Kelly was the author of To the Place of Trumpets (1987), selected by James Merrill for the Yale Series of Younger Poets Prize; Song (1995), winner of the Lamont Poetry Prize of the Academy of American Poets; and The Orchard (2004), a finalist for the Los Angeles Times Book Award in Poetry, the National Book Critics Circle Award, and the Pulitzer Prize. In poems that frequently turn nature into a kind of myth, Kelly exposes both the glory and menace of animal and human life, birth and death, stasis and change. Over three books, she has created a style at once richly imagined and emotionally complex. Praising Kelly’s work, poet Carl Phillips noted that “her poems are like no one else’s—hard and luminous, weird in the sense of making a thing strange, that we at last might see it, poems that from book to book show a strength that flexes itself both formally and in terms of content, in ways that continue to, at equal turns, teach and surprise.”

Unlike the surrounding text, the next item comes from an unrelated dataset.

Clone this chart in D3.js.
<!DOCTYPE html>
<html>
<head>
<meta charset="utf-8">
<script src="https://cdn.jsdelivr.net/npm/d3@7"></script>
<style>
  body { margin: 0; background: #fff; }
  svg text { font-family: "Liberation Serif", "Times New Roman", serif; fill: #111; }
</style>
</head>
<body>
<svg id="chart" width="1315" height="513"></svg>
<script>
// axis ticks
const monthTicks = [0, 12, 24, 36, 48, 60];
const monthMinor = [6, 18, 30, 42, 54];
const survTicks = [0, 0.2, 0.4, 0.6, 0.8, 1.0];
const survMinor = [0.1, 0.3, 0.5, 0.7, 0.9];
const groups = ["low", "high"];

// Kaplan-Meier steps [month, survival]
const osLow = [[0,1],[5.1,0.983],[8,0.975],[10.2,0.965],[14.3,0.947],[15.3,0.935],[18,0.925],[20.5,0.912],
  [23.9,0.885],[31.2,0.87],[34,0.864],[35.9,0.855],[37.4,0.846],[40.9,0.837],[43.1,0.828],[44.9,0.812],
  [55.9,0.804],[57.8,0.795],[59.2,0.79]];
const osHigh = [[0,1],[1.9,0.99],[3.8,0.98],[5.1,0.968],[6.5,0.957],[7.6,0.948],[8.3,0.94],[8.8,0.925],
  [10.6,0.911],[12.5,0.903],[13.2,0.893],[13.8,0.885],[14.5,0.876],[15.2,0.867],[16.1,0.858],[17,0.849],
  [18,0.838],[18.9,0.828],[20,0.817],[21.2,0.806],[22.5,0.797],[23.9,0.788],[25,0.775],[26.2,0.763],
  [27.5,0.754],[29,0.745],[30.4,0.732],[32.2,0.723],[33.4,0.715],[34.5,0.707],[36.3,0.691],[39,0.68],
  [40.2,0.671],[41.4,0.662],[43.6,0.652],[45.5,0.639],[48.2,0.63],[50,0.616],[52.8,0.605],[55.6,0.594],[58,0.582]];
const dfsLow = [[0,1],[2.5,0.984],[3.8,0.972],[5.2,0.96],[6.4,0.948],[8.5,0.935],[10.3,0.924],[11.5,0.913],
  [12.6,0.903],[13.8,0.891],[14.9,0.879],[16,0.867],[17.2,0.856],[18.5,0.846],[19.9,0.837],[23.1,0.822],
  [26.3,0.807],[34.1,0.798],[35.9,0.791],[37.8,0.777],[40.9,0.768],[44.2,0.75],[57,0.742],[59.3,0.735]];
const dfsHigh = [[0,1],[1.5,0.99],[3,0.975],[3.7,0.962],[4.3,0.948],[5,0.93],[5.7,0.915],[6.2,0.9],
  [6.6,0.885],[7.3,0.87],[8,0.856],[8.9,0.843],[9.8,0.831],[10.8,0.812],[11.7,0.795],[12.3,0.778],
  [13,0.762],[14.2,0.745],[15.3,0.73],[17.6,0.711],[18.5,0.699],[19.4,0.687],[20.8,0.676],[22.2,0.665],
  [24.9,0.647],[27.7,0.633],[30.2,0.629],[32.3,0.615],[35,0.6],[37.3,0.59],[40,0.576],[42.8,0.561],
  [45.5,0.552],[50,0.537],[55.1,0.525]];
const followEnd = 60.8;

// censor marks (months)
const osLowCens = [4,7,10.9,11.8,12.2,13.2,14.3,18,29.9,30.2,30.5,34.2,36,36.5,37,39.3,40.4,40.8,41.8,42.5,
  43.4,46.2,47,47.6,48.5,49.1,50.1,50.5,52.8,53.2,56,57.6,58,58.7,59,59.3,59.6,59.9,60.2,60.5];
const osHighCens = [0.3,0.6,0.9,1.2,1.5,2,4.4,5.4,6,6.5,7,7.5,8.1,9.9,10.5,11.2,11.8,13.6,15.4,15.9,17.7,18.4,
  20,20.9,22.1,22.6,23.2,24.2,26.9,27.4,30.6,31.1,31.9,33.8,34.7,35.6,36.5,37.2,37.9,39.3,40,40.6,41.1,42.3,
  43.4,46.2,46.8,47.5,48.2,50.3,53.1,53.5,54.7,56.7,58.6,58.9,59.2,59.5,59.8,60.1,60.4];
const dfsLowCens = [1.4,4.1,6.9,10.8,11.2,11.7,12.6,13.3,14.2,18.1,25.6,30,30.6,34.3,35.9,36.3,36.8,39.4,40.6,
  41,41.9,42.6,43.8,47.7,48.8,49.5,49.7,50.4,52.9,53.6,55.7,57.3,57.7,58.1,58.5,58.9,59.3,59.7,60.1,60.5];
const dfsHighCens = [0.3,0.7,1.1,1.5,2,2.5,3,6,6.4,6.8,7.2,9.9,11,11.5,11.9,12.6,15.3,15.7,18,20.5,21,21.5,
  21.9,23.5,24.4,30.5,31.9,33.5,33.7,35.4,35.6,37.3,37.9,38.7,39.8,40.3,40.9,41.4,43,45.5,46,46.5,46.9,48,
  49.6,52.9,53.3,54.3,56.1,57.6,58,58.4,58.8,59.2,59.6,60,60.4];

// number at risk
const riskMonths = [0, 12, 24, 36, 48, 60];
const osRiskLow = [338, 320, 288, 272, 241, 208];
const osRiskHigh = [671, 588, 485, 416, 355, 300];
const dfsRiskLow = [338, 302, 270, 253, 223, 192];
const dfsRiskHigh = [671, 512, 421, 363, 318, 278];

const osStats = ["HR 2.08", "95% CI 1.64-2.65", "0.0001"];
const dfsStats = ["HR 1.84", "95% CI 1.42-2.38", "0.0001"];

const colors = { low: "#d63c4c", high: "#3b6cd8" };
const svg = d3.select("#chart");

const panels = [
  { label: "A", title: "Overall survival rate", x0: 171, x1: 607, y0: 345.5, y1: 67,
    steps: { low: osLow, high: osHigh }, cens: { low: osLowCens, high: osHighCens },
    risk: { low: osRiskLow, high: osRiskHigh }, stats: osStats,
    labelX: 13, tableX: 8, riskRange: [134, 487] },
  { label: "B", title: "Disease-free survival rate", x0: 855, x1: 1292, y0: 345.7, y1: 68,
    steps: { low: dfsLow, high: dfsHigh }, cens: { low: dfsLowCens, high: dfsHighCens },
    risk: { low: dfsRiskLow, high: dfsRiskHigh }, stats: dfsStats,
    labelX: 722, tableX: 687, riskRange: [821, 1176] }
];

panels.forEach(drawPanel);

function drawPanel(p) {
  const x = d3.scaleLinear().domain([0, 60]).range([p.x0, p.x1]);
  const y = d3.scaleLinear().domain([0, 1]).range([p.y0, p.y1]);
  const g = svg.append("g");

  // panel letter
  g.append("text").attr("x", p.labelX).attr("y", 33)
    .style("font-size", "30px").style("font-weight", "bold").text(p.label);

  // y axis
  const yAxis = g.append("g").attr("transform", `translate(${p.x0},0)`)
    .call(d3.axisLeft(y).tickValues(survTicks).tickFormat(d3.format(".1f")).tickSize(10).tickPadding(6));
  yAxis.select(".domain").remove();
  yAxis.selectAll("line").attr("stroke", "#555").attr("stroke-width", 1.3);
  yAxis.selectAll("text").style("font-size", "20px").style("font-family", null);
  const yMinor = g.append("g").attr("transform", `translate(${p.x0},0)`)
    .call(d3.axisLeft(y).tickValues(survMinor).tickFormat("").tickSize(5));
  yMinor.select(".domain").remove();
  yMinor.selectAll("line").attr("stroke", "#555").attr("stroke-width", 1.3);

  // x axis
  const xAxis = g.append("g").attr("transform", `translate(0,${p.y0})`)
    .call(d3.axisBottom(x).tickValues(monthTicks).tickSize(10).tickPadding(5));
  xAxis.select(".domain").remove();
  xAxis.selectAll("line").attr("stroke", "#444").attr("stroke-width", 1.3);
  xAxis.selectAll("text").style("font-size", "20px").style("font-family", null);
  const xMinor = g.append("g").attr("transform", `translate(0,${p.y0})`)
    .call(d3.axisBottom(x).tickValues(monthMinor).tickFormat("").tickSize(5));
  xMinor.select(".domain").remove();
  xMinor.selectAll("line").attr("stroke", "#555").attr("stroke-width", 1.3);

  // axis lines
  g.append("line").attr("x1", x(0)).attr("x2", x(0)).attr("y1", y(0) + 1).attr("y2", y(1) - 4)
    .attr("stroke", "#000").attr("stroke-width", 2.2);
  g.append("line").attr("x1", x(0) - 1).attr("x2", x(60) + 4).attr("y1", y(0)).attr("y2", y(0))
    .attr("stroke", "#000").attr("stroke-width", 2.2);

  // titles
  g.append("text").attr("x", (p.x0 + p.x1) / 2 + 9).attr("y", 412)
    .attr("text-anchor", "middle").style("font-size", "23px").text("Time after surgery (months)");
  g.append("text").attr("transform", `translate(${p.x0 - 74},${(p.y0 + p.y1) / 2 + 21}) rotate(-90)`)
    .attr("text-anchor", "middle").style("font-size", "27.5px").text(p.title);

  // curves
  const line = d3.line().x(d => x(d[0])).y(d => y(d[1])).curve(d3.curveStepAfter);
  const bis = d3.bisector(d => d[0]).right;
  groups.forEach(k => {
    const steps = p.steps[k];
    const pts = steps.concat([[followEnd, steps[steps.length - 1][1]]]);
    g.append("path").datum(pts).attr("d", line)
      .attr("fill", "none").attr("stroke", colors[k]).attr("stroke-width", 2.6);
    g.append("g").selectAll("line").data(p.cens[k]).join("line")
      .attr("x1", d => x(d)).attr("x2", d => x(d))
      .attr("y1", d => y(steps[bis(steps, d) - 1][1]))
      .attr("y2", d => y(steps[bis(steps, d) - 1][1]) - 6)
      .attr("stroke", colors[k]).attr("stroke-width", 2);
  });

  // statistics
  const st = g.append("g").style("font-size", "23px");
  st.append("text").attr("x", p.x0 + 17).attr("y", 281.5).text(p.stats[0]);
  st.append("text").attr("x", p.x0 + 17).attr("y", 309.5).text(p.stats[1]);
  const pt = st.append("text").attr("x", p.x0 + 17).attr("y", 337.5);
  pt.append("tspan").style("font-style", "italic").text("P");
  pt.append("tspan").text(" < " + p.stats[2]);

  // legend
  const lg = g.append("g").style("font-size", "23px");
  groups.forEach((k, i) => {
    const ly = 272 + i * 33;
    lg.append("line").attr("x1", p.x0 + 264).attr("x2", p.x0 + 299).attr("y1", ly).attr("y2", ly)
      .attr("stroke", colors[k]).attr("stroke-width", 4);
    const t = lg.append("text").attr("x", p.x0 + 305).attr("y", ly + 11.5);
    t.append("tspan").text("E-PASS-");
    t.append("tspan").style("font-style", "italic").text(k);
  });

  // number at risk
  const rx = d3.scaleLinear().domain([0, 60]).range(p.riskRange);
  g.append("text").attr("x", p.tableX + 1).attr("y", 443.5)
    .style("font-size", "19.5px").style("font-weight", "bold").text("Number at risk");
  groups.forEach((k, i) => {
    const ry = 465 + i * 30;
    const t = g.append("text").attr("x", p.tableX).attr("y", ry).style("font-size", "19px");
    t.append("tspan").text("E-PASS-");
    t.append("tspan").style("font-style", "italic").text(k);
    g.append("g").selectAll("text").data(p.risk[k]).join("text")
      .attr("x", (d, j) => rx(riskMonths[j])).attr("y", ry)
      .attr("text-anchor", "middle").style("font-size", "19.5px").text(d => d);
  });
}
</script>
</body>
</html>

“The religious imagination is part and parcel of Kelly’s work,” commented Stephen Yenser in the Yale Review. “Always in touch with the so-called natural world, her poems nonetheless present it ineluctably in Christian terms, whose implicit verities she invariably calls into question.” Kelly’s earliest book, To the Place of Trumpets, includes several poems that reflect her Catholic upbringing, including stained-glass angels coming to life. At times adopting a child’s point of view, the book is a detailed vision of a world beginning to take shape unto itself; it points towards the larger themes and bigger, stranger landscapes that characterize her second and third books. While continuing to explore ritual, belief, and doubt, Kelly’s later work has won praise for its stark, even shocking, portrayals of evil and transcendence. Using a menagerie of animals both real and invented, Kelly’s later work explores the slippage between fact and fantasy. According to Carl Phillips, Kelly’s self-imposed task has been to “investigate why the world is so protean, pitching our human desire to empirically know a thing against a very real—and in the world of Kelly’s poems—an otherworldly resistance to so-called rational thinking. The title poem in Song associates a haunting tune with the brutal killing of a girl’s pet goat by a group of boys. The poem “appropriately introduces the reader to some of the unexpected and compelling ways the poet achieves meaning and effect through the agency of music,” wrote Robert Buttel in American Book Review. Comparing Song and The Orchard in the Guardian, Fiona Sampson noted that while they share similar themes and structures, The Orchard’s “diction is thicker, less elegant. The poems are more clearly narrative and populated: the figure of a boy, in particular, recurs. By now it is clear that goat, doe, and all the rest are not merely statuary but animated myths. Kelly’s Orchard is the dangerous grove where transformations happen.”
Kelly taught at various colleges and universities, including the University of California-Irvine, Purdue University, Warren Wilson College, and the University of Illinois in Urbana-Champaign. She died in 2016.